▸ The problem
Provide an exact copy of the data, excluding the images.
━━━ Given material ━━━
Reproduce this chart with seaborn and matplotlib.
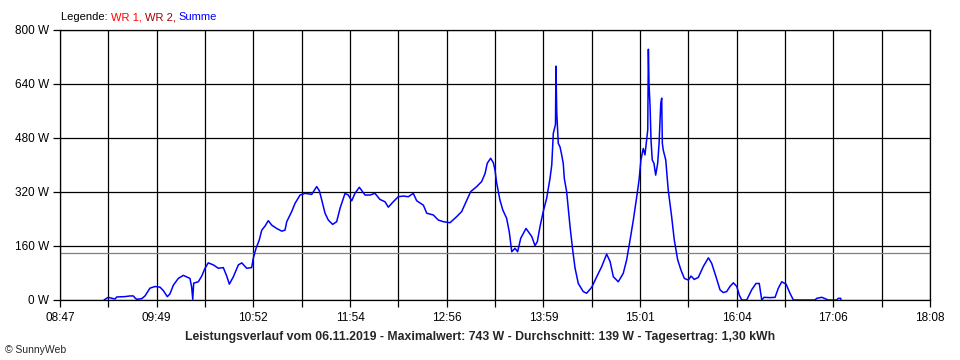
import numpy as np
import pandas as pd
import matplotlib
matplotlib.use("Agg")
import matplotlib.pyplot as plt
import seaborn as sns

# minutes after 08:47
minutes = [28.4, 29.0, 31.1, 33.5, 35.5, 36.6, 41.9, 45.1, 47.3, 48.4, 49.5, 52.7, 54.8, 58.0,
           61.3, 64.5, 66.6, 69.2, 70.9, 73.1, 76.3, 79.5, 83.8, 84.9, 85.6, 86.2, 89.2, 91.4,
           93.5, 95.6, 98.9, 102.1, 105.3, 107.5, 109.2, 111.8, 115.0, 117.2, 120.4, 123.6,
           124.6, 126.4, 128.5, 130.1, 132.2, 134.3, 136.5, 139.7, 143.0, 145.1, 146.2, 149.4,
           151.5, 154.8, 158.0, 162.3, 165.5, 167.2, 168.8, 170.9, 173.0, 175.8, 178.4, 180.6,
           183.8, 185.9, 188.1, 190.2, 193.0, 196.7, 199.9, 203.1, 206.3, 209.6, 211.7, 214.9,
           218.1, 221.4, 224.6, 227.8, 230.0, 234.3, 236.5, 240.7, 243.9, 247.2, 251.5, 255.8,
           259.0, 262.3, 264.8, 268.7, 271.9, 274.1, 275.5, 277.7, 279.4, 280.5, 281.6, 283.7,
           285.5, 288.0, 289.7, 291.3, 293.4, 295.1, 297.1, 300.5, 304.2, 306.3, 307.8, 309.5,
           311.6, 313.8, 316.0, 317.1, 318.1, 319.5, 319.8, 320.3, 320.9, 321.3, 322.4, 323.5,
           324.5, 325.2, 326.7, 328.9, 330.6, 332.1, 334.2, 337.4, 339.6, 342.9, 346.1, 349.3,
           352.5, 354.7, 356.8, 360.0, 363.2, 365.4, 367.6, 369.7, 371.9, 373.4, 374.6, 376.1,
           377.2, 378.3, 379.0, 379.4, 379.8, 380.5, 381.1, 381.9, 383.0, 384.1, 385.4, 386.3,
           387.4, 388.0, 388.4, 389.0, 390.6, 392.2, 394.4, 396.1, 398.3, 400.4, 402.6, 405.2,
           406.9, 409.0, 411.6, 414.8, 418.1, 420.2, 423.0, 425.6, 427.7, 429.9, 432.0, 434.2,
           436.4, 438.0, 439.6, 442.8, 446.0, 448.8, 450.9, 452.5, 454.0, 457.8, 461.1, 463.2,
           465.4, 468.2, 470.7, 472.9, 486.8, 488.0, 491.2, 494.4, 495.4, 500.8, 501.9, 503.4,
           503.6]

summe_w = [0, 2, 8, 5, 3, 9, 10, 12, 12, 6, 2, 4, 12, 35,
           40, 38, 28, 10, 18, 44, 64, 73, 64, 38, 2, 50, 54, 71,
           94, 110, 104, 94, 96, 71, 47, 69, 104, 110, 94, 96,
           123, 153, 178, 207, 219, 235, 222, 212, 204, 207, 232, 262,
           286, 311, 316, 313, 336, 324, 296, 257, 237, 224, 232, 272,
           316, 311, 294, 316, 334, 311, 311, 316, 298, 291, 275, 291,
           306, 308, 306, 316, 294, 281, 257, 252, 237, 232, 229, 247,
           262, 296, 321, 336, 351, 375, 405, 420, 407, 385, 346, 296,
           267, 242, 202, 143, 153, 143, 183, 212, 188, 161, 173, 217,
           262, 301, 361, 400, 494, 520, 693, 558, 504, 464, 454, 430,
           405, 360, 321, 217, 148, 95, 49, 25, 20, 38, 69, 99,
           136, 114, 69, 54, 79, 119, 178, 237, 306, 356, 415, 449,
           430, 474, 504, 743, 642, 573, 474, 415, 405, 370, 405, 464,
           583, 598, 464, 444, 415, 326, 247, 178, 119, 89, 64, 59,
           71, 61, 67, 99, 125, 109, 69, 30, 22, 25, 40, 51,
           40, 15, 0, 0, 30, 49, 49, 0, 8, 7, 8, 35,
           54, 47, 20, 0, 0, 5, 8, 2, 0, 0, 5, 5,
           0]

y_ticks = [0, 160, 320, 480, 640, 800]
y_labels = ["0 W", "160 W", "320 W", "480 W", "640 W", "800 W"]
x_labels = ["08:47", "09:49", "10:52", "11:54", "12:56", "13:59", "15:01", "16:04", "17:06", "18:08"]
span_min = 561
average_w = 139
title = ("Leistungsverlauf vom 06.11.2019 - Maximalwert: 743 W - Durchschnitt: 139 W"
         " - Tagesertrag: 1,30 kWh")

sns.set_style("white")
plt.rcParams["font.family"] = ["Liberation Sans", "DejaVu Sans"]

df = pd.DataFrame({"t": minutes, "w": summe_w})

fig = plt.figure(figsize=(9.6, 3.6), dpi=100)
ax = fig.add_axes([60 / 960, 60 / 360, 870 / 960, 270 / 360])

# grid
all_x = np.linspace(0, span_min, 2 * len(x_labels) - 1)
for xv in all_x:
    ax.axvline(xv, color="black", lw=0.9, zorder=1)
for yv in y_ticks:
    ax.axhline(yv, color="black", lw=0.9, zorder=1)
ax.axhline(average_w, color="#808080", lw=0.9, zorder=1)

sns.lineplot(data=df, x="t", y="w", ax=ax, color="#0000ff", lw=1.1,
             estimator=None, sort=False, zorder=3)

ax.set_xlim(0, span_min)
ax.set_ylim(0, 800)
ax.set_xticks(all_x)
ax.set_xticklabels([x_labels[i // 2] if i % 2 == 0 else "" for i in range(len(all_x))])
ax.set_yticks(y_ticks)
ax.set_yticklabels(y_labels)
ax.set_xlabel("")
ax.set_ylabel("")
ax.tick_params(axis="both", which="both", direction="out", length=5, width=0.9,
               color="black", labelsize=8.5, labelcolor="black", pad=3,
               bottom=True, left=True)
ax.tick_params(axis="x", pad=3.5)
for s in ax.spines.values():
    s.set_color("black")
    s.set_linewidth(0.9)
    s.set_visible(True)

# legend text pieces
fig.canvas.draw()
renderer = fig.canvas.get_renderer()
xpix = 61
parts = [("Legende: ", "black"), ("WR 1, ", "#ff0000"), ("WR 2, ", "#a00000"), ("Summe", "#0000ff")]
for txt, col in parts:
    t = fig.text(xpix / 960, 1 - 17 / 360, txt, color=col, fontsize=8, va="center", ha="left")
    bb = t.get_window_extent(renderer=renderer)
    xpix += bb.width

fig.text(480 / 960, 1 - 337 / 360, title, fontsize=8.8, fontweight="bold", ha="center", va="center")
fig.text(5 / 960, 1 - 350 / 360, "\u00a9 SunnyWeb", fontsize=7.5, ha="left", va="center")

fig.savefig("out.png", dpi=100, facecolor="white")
━━━
▸ Task response
Reproduce this chart with seaborn and matplotlib.
import numpy as np
import pandas as pd
import matplotlib
matplotlib.use("Agg")
import matplotlib.pyplot as plt
import seaborn as sns

# minutes after 08:47
minutes = [28.4, 29.0, 31.1, 33.5, 35.5, 36.6, 41.9, 45.1, 47.3, 48.4, 49.5, 52.7, 54.8, 58.0,
           61.3, 64.5, 66.6, 69.2, 70.9, 73.1, 76.3, 79.5, 83.8, 84.9, 85.6, 86.2, 89.2, 91.4,
           93.5, 95.6, 98.9, 102.1, 105.3, 107.5, 109.2, 111.8, 115.0, 117.2, 120.4, 123.6,
           124.6, 126.4, 128.5, 130.1, 132.2, 134.3, 136.5, 139.7, 143.0, 145.1, 146.2, 149.4,
           151.5, 154.8, 158.0, 162.3, 165.5, 167.2, 168.8, 170.9, 173.0, 175.8, 178.4, 180.6,
           183.8, 185.9, 188.1, 190.2, 193.0, 196.7, 199.9, 203.1, 206.3, 209.6, 211.7, 214.9,
           218.1, 221.4, 224.6, 227.8, 230.0, 234.3, 236.5, 240.7, 243.9, 247.2, 251.5, 255.8,
           259.0, 262.3, 264.8, 268.7, 271.9, 274.1, 275.5, 277.7, 279.4, 280.5, 281.6, 283.7,
           285.5, 288.0, 289.7, 291.3, 293.4, 295.1, 297.1, 300.5, 304.2, 306.3, 307.8, 309.5,
           311.6, 313.8, 316.0, 317.1, 318.1, 319.5, 319.8, 320.3, 320.9, 321.3, 322.4, 323.5,
           324.5, 325.2, 326.7, 328.9, 330.6, 332.1, 334.2, 337.4, 339.6, 342.9, 346.1, 349.3,
           352.5, 354.7, 356.8, 360.0, 363.2, 365.4, 367.6, 369.7, 371.9, 373.4, 374.6, 376.1,
           377.2, 378.3, 379.0, 379.4, 379.8, 380.5, 381.1, 381.9, 383.0, 384.1, 385.4, 386.3,
           387.4, 388.0, 388.4, 389.0, 390.6, 392.2, 394.4, 396.1, 398.3, 400.4, 402.6, 405.2,
           406.9, 409.0, 411.6, 414.8, 418.1, 420.2, 423.0, 425.6, 427.7, 429.9, 432.0, 434.2,
           436.4, 438.0, 439.6, 442.8, 446.0, 448.8, 450.9, 452.5, 454.0, 457.8, 461.1, 463.2,
           465.4, 468.2, 470.7, 472.9, 486.8, 488.0, 491.2, 494.4, 495.4, 500.8, 501.9, 503.4,
           503.6]

summe_w = [0, 2, 8, 5, 3, 9, 10, 12, 12, 6, 2, 4, 12, 35,
           40, 38, 28, 10, 18, 44, 64, 73, 64, 38, 2, 50, 54, 71,
           94, 110, 104, 94, 96, 71, 47, 69, 104, 110, 94, 96,
           123, 153, 178, 207, 219, 235, 222, 212, 204, 207, 232, 262,
           286, 311, 316, 313, 336, 324, 296, 257, 237, 224, 232, 272,
           316, 311, 294, 316, 334, 311, 311, 316, 298, 291, 275, 291,
           306, 308, 306, 316, 294, 281, 257, 252, 237, 232, 229, 247,
           262, 296, 321, 336, 351, 375, 405, 420, 407, 385, 346, 296,
           267, 242, 202, 143, 153, 143, 183, 212, 188, 161, 173, 217,
           262, 301, 361, 400, 494, 520, 693, 558, 504, 464, 454, 430,
           405, 360, 321, 217, 148, 95, 49, 25, 20, 38, 69, 99,
           136, 114, 69, 54, 79, 119, 178, 237, 306, 356, 415, 449,
           430, 474, 504, 743, 642, 573, 474, 415, 405, 370, 405, 464,
           583, 598, 464, 444, 415, 326, 247, 178, 119, 89, 64, 59,
           71, 61, 67, 99, 125, 109, 69, 30, 22, 25, 40, 51,
           40, 15, 0, 0, 30, 49, 49, 0, 8, 7, 8, 35,
           54, 47, 20, 0, 0, 5, 8, 2, 0, 0, 5, 5,
           0]

y_ticks = [0, 160, 320, 480, 640, 800]
y_labels = ["0 W", "160 W", "320 W", "480 W", "640 W", "800 W"]
x_labels = ["08:47", "09:49", "10:52", "11:54", "12:56", "13:59", "15:01", "16:04", "17:06", "18:08"]
span_min = 561
average_w = 139
title = ("Leistungsverlauf vom 06.11.2019 - Maximalwert: 743 W - Durchschnitt: 139 W"
         " - Tagesertrag: 1,30 kWh")

sns.set_style("white")
plt.rcParams["font.family"] = ["Liberation Sans", "DejaVu Sans"]

df = pd.DataFrame({"t": minutes, "w": summe_w})

fig = plt.figure(figsize=(9.6, 3.6), dpi=100)
ax = fig.add_axes([60 / 960, 60 / 360, 870 / 960, 270 / 360])

# grid
all_x = np.linspace(0, span_min, 2 * len(x_labels) - 1)
for xv in all_x:
    ax.axvline(xv, color="black", lw=0.9, zorder=1)
for yv in y_ticks:
    ax.axhline(yv, color="black", lw=0.9, zorder=1)
ax.axhline(average_w, color="#808080", lw=0.9, zorder=1)

sns.lineplot(data=df, x="t", y="w", ax=ax, color="#0000ff", lw=1.1,
             estimator=None, sort=False, zorder=3)

ax.set_xlim(0, span_min)
ax.set_ylim(0, 800)
ax.set_xticks(all_x)
ax.set_xticklabels([x_labels[i // 2] if i % 2 == 0 else "" for i in range(len(all_x))])
ax.set_yticks(y_ticks)
ax.set_yticklabels(y_labels)
ax.set_xlabel("")
ax.set_ylabel("")
ax.tick_params(axis="both", which="both", direction="out", length=5, width=0.9,
               color="black", labelsize=8.5, labelcolor="black", pad=3,
               bottom=True, left=True)
ax.tick_params(axis="x", pad=3.5)
for s in ax.spines.values():
    s.set_color("black")
    s.set_linewidth(0.9)
    s.set_visible(True)

# legend text pieces
fig.canvas.draw()
renderer = fig.canvas.get_renderer()
xpix = 61
parts = [("Legende: ", "black"), ("WR 1, ", "#ff0000"), ("WR 2, ", "#a00000"), ("Summe", "#0000ff")]
for txt, col in parts:
    t = fig.text(xpix / 960, 1 - 17 / 360, txt, color=col, fontsize=8, va="center", ha="left")
    bb = t.get_window_extent(renderer=renderer)
    xpix += bb.width

fig.text(480 / 960, 1 - 337 / 360, title, fontsize=8.8, fontweight="bold", ha="center", va="center")
fig.text(5 / 960, 1 - 350 / 360, "\u00a9 SunnyWeb", fontsize=7.5, ha="left", va="center")

fig.savefig("out.png", dpi=100, facecolor="white")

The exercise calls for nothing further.